Ford’s short tenure still had great impact. Ford pardoned Nixon–a deeply unsatisfying end to Watergate, but one that probably spared the country even greater division. He oversaw the end of the Vietnam War and the fall of Saigon–an inevitable end to a disastrous war that saw America brought low by an intractable insurgency.
But perhaps his most enduring legacy was his positioning as the last gasp of the Nelson Rockefeller Wing of the Republican Party–a position he highlighted and underlined by appointing Rockefeller as his own Vice President.
Ford was the national equivalent of Minnesota’s Arne Carlson–a man thrown into office by scandal, whose political positions were orthogonal to his party’s. Ford described himself as “a moderate in domestic affairs, an internationalist in foreign affairs, and a conservative in fiscal policy.” That was not what his party wanted. What they wanted was Ronald Reagan–for the times a radical social conservative (though he’d be a bit of a liberal in today’s GOP), a confrontationalist in foreign affairs, and a radical Keynesian in fiscal policy.
They almost got him. Reagan challenged Ford for the party’s 1976 endorsement, with strong support from social conservatives. Though he fell short of ousting Ford by an 1187-1070 vote, his supporters succeeded in turning the GOP into an overtly pro-life party.

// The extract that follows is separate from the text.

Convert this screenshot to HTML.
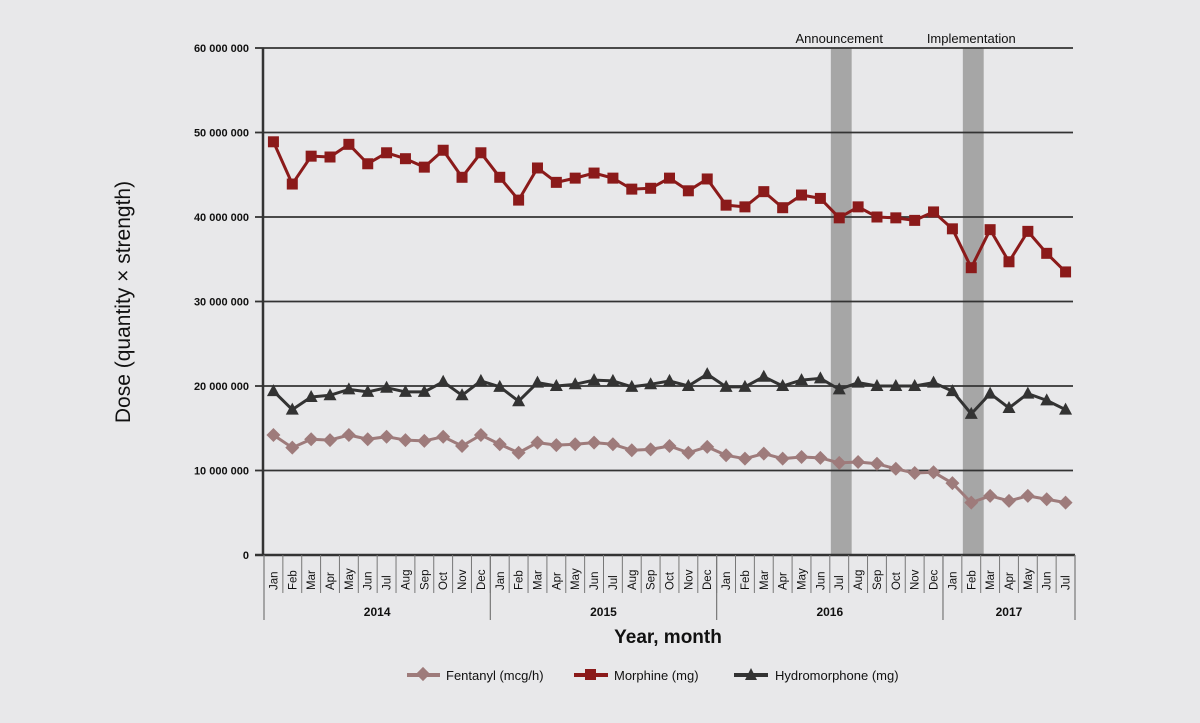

Ford went on to run that fall with then-Sen. Bob Dole (R-KS) as his running mate, replacing Rockefeller, who had been quietly pushed aside by Ford’s youthful Chief of Staff (a fellow from Wyoming named Dick Cheney) and Defense Secretary (a former Representative from Illinois named Donald Rumsfeld). He lost to Jimmy Carter in a race closer, in many ways, than it should have been–Ford, the man who pardoned Nixon, lost by just 2% of the popular vote, and would have won the electoral vote had he been able to pry Texas and one other state away from the Democrats.
The Rockefeller Republicans would never rise again. George H. W. Bush could have been their standard-bearer, and was in many ways in 1980; by 1988, he was smart enough to have transformed himself into Reagan lite, a kinder, gentler conservative. Bush’s son, of course, took Reagan’s legacy and pushed on further than the Gipper could have dreamed.
In 1976, Ford lost every Southern state but Virginia, and won every New England state save Rhode Island and Massachusetts. He won California, Oregon, and Washington, won Illinois and Michigan. He won every state west of Minnesota save Texas and Hawaii.
Ford almost came back in 1980; Reagan, in a bid to woo moderates concerned about his brand of conservatism, made overtures to the former President to serve in the number two slot; Ford, however, wanted guarantees of more power as Vice President than Reagan was willing to commit to. So Ford simply faded into the sunset, remembered as the guy who pardoned Nixon, the guy who tripped and had a bad golf game, the guy who presided over the end of Vietnam. Bland, safe, accidental.
But Ford’s legacy is more complex and important than that. And while he did curse us with Rumsfeld and Cheney, he also appointed Justice John Paul Stevens–the vote that’s standing between Roe v. Wade and the thundering conservative horde.
In short, despite his brief, strange tenure, he deserves more than just notations about his accidental appointment. He served his country in difficult times, to the best of his ability. And he made hard decisions that may have cost him an election, but that were best for his country.
Gerald Ford died yesterday at 93 years of age. He will be missed.